TT: What is Dallas looking for in its next mayor?
Kirk: What Dallas wants from a mayor is vision, integrity, leadership and character. And I think it’s okay to have a mayor who wants and loves the job. I am always suspicious of people who credential themselves for public office by virtue of the fact they’re not a politician. And I think part of our challenge in this country is we elect people over and over again who have told us that they don’t know anything about politics. And then we put them all in office and can’t understand why nothing works. This is a big job. Dallas is a big city. You’ve got 1.2 million people, a multibillion-dollar budget. You need someone that understands the politics of governing. And I don’t believe you can lead an institution you don’t love and respect. And more than any other individual, the mayor’s job is to go out and sell Dallas every day.
TT: What are your future political aspirations?

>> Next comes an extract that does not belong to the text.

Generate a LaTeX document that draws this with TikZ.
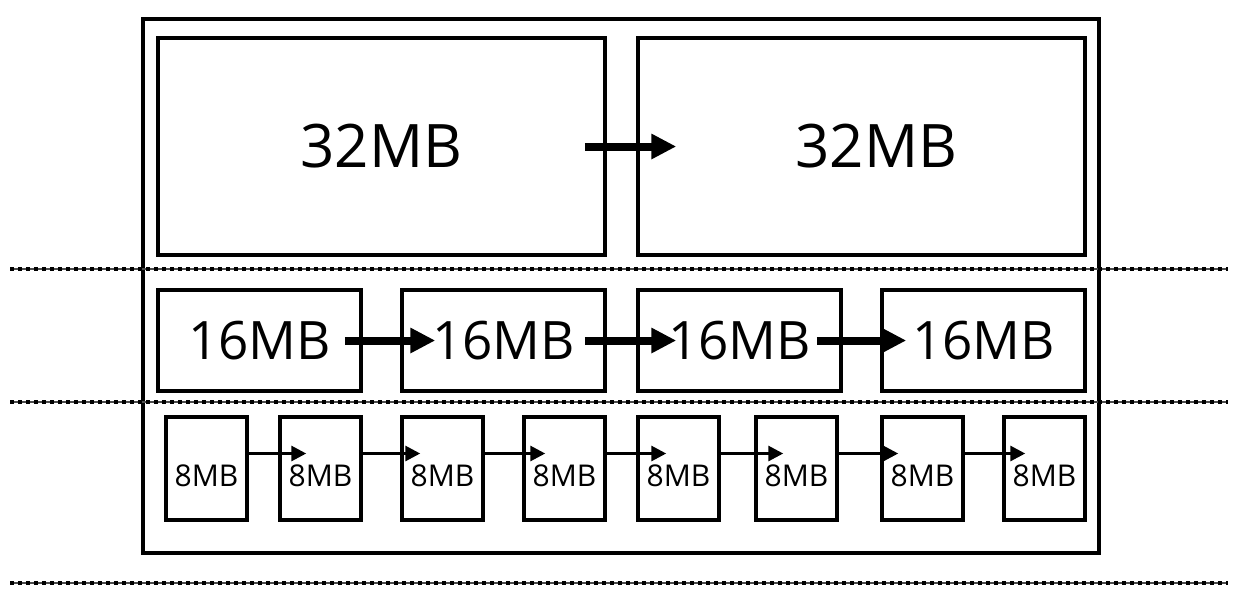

Kirk: Zero, zip, nada. For a kid who grew up in Austin, as much as I love Austin — and I do — I grew up here during segregation and Jim Crow. I’m 56 years old. When I was born, my mother and father could not vote, they could not attend the University of Texas. I grew up in segregated schools. In my lifetime, I have had a chance, because of Ann Richards, [to be] sworn in as secretary of state in the same state that denied my parents the right to vote. I’ve had an opportunity to attend a law school that my parents couldn’t attend as undergraduates. I’ve had the opportunity to serve my state as secretary of state, be mayor of Dallas, and now I’m having the opportunity to serve, I think, an incredibly dynamic president in a time of great challenge for our country. I’ve had a rich, rewarding life in public service. But when I am done — at whatever point the president believes my service is complete — I’m going to come home to Texas, enjoy my wife and take care of my daughters, and go out and apply myself in the private world. But I have no plans to ever seek elective office again. It’s not in my future.